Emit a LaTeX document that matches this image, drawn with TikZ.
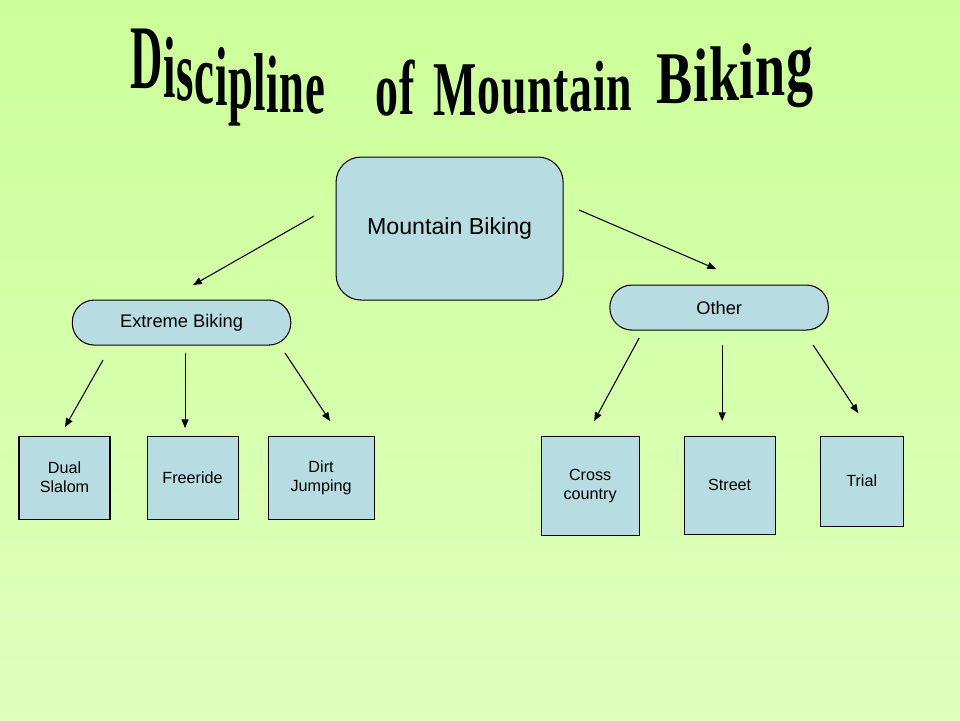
\documentclass[tikz,border=0pt]{standalone}
\usepackage{fontspec}
\setmainfont{Liberation Sans}
\newfontfamily\titlefont{Liberation Serif}
\usetikzlibrary{arrows.meta}
\definecolor{boxblue}{RGB}{183,221,227}
\definecolor{topgreen}{RGB}{204,255,153}
\definecolor{botgreen}{RGB}{222,255,189}

\begin{document}
\begin{tikzpicture}[x=0.02cm,y=-0.02cm,
  tl/.style={inner sep=0pt,anchor=base west,font=\titlefont\bfseries\fontsize{45}{45}\selectfont},
  box/.style 2 args={draw,fill=boxblue,line width=0.6pt,align=center,inner sep=0pt,
    font=\fontsize{9.2}{10.8}\selectfont,minimum width=#1*0.02cm,minimum height=#2*0.02cm},
  pill/.style={draw,fill=boxblue,line width=0.6pt,rounded corners=0.44cm,
    minimum width=4.37cm,minimum height=0.9cm,font=\fontsize{10.4}{12}\selectfont},
  arr/.style={-{Triangle[length=5pt,width=4pt]},line width=0.6pt}]
\shade[top color=topgreen,bottom color=botgreen] (0cm,0cm) rectangle (19.2cm,-14.4cm);
\useasboundingbox (0cm,0cm) rectangle (19.2cm,-14.4cm);

% title, one letter at a time on a sagging baseline
\node[inner sep=0pt,anchor=base east] (d0) at (130,88) {};
\foreach \ch/\ly/\s [count=\i, remember=\i as \j (initially 0)] in
  {D/88/1.15, i/97/1.1, s/100/1.1, c/103/1.08, i/105/1.06,
   p/108/1.05, l/110/1.04, i/112/1.03, n/112/1.02, e/113/1.0}
  \node[tl] (d\i) at (d\j.base east |- 0,\ly) {\scalebox{0.565}[\s]{\ch}};
\node[inner sep=0pt,anchor=base east] (o0) at (375,115) {};
\foreach \ch/\ly/\s [count=\i, remember=\i as \j (initially 0)] in
  {o/115/0.98, f/114/0.98}
  \node[tl] (o\i) at (o\j.base east |- 0,\ly) {\scalebox{0.58}[\s]{\ch}};
\node[inner sep=0pt,anchor=base east] (m0) at (433,115) {};
\foreach \ch/\ly/\s [count=\i, remember=\i as \j (initially 0)] in
  {M/115/0.98, o/113/0.95, u/113/0.92, n/112/0.9, t/111/0.9,
   a/111/0.9, i/110/0.9, n/110/0.9}
  \node[tl] (m\i) at (m\j.base east |- 0,\ly) {\scalebox{0.58}[\s]{\ch}};
\node[inner sep=0pt,anchor=base east] (b0) at (656,103) {};
\foreach \ch/\ly/\s [count=\i, remember=\i as \j (initially 0)] in
  {B/103/0.94, i/101/0.96, k/100/0.98, i/98/1.0, n/95/1.0, g/89/1.05}
  \node[tl] (b\i) at (b\j.base east |- 0,\ly) {\scalebox{0.685}[\s]{\ch}};

\node[draw,fill=boxblue,line width=0.6pt,rounded corners=0.5cm,minimum width=4.54cm,
  minimum height=2.86cm,font=\fontsize{13.2}{15}\selectfont] (mb) at (449.5,228.5) {Mountain Biking};
\node[pill] (eb) at (181.5,322.5) {Extreme Biking};
\node[pill] (ot) at (719,307.5) {Other};

\node[box={91}{83}] (ds) at (64.5,477.5) {Dual\\Slalom};
\node[box={91}{83}] (fr) at (192.5,477.5) {Freeride};
\node[box={106}{83}] (dj) at (321,477.5) {Dirt\\Jumping};
\node[box={98}{99}] (cc) at (590,485.5) {Cross\\country};
\node[box={91}{98}] (st) at (729.5,485) {Street};
\node[box={83}{90}] (tr) at (861.5,481) {Trial};

% free arrow ends
\coordinate (mb-l) at (314,216);   \coordinate (eb-in) at (193,285);
\coordinate (mb-r) at (579,210);   \coordinate (ot-in) at (716,269);
\coordinate (eb-1) at (103,360);   \coordinate (ds-in) at (65,427);
\coordinate (eb-2) at (185,353);   \coordinate (fr-in) at (185,428);
\coordinate (eb-3) at (285,353);   \coordinate (dj-in) at (330,421);
\coordinate (ot-1) at (639,338);   \coordinate (cc-in) at (594,421);
\coordinate (ot-2) at (722,345);   \coordinate (st-in) at (722,421);
\coordinate (ot-3) at (813,345);   \coordinate (tr-in) at (858,413);

\draw[arr] (mb-l) -- (eb-in);
\draw[arr] (mb-r) -- (ot-in);
\draw[arr] (eb-1) -- (ds-in);
\draw[arr] (eb-2) -- (fr-in);
\draw[arr] (eb-3) -- (dj-in);
\draw[arr] (ot-1) -- (cc-in);
\draw[arr] (ot-2) -- (st-in);
\draw[arr] (ot-3) -- (tr-in);
\end{tikzpicture}
\end{document}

▶ _Exercise_: Leave the pictures out and output the rest of the listing exactly.

▶ _Written response_:
Emit a LaTeX document that matches this image, drawn with TikZ.
\documentclass[tikz,border=0pt]{standalone}
\usepackage{fontspec}
\setmainfont{Liberation Sans}
\newfontfamily\titlefont{Liberation Serif}
\usetikzlibrary{arrows.meta}
\definecolor{boxblue}{RGB}{183,221,227}
\definecolor{topgreen}{RGB}{204,255,153}
\definecolor{botgreen}{RGB}{222,255,189}

\begin{document}
\begin{tikzpicture}[x=0.02cm,y=-0.02cm,
  tl/.style={inner sep=0pt,anchor=base west,font=\titlefont\bfseries\fontsize{45}{45}\selectfont},
  box/.style 2 args={draw,fill=boxblue,line width=0.6pt,align=center,inner sep=0pt,
    font=\fontsize{9.2}{10.8}\selectfont,minimum width=#1*0.02cm,minimum height=#2*0.02cm},
  pill/.style={draw,fill=boxblue,line width=0.6pt,rounded corners=0.44cm,
    minimum width=4.37cm,minimum height=0.9cm,font=\fontsize{10.4}{12}\selectfont},
  arr/.style={-{Triangle[length=5pt,width=4pt]},line width=0.6pt}]
\shade[top color=topgreen,bottom color=botgreen] (0cm,0cm) rectangle (19.2cm,-14.4cm);
\useasboundingbox (0cm,0cm) rectangle (19.2cm,-14.4cm);

% title, one letter at a time on a sagging baseline
\node[inner sep=0pt,anchor=base east] (d0) at (130,88) {};
\foreach \ch/\ly/\s [count=\i, remember=\i as \j (initially 0)] in
  {D/88/1.15, i/97/1.1, s/100/1.1, c/103/1.08, i/105/1.06,
   p/108/1.05, l/110/1.04, i/112/1.03, n/112/1.02, e/113/1.0}
  \node[tl] (d\i) at (d\j.base east |- 0,\ly) {\scalebox{0.565}[\s]{\ch}};
\node[inner sep=0pt,anchor=base east] (o0) at (375,115) {};
\foreach \ch/\ly/\s [count=\i, remember=\i as \j (initially 0)] in
  {o/115/0.98, f/114/0.98}
  \node[tl] (o\i) at (o\j.base east |- 0,\ly) {\scalebox{0.58}[\s]{\ch}};
\node[inner sep=0pt,anchor=base east] (m0) at (433,115) {};
\foreach \ch/\ly/\s [count=\i, remember=\i as \j (initially 0)] in
  {M/115/0.98, o/113/0.95, u/113/0.92, n/112/0.9, t/111/0.9,
   a/111/0.9, i/110/0.9, n/110/0.9}
  \node[tl] (m\i) at (m\j.base east |- 0,\ly) {\scalebox{0.58}[\s]{\ch}};
\node[inner sep=0pt,anchor=base east] (b0) at (656,103) {};
\foreach \ch/\ly/\s [count=\i, remember=\i as \j (initially 0)] in
  {B/103/0.94, i/101/0.96, k/100/0.98, i/98/1.0, n/95/1.0, g/89/1.05}
  \node[tl] (b\i) at (b\j.base east |- 0,\ly) {\scalebox{0.685}[\s]{\ch}};

\node[draw,fill=boxblue,line width=0.6pt,rounded corners=0.5cm,minimum width=4.54cm,
  minimum height=2.86cm,font=\fontsize{13.2}{15}\selectfont] (mb) at (449.5,228.5) {Mountain Biking};
\node[pill] (eb) at (181.5,322.5) {Extreme Biking};
\node[pill] (ot) at (719,307.5) {Other};

\node[box={91}{83}] (ds) at (64.5,477.5) {Dual\\Slalom};
\node[box={91}{83}] (fr) at (192.5,477.5) {Freeride};
\node[box={106}{83}] (dj) at (321,477.5) {Dirt\\Jumping};
\node[box={98}{99}] (cc) at (590,485.5) {Cross\\country};
\node[box={91}{98}] (st) at (729.5,485) {Street};
\node[box={83}{90}] (tr) at (861.5,481) {Trial};

% free arrow ends
\coordinate (mb-l) at (314,216);   \coordinate (eb-in) at (193,285);
\coordinate (mb-r) at (579,210);   \coordinate (ot-in) at (716,269);
\coordinate (eb-1) at (103,360);   \coordinate (ds-in) at (65,427);
\coordinate (eb-2) at (185,353);   \coordinate (fr-in) at (185,428);
\coordinate (eb-3) at (285,353);   \coordinate (dj-in) at (330,421);
\coordinate (ot-1) at (639,338);   \coordinate (cc-in) at (594,421);
\coordinate (ot-2) at (722,345);   \coordinate (st-in) at (722,421);
\coordinate (ot-3) at (813,345);   \coordinate (tr-in) at (858,413);

\draw[arr] (mb-l) -- (eb-in);
\draw[arr] (mb-r) -- (ot-in);
\draw[arr] (eb-1) -- (ds-in);
\draw[arr] (eb-2) -- (fr-in);
\draw[arr] (eb-3) -- (dj-in);
\draw[arr] (ot-1) -- (cc-in);
\draw[arr] (ot-2) -- (st-in);
\draw[arr] (ot-3) -- (tr-in);
\end{tikzpicture}
\end{document}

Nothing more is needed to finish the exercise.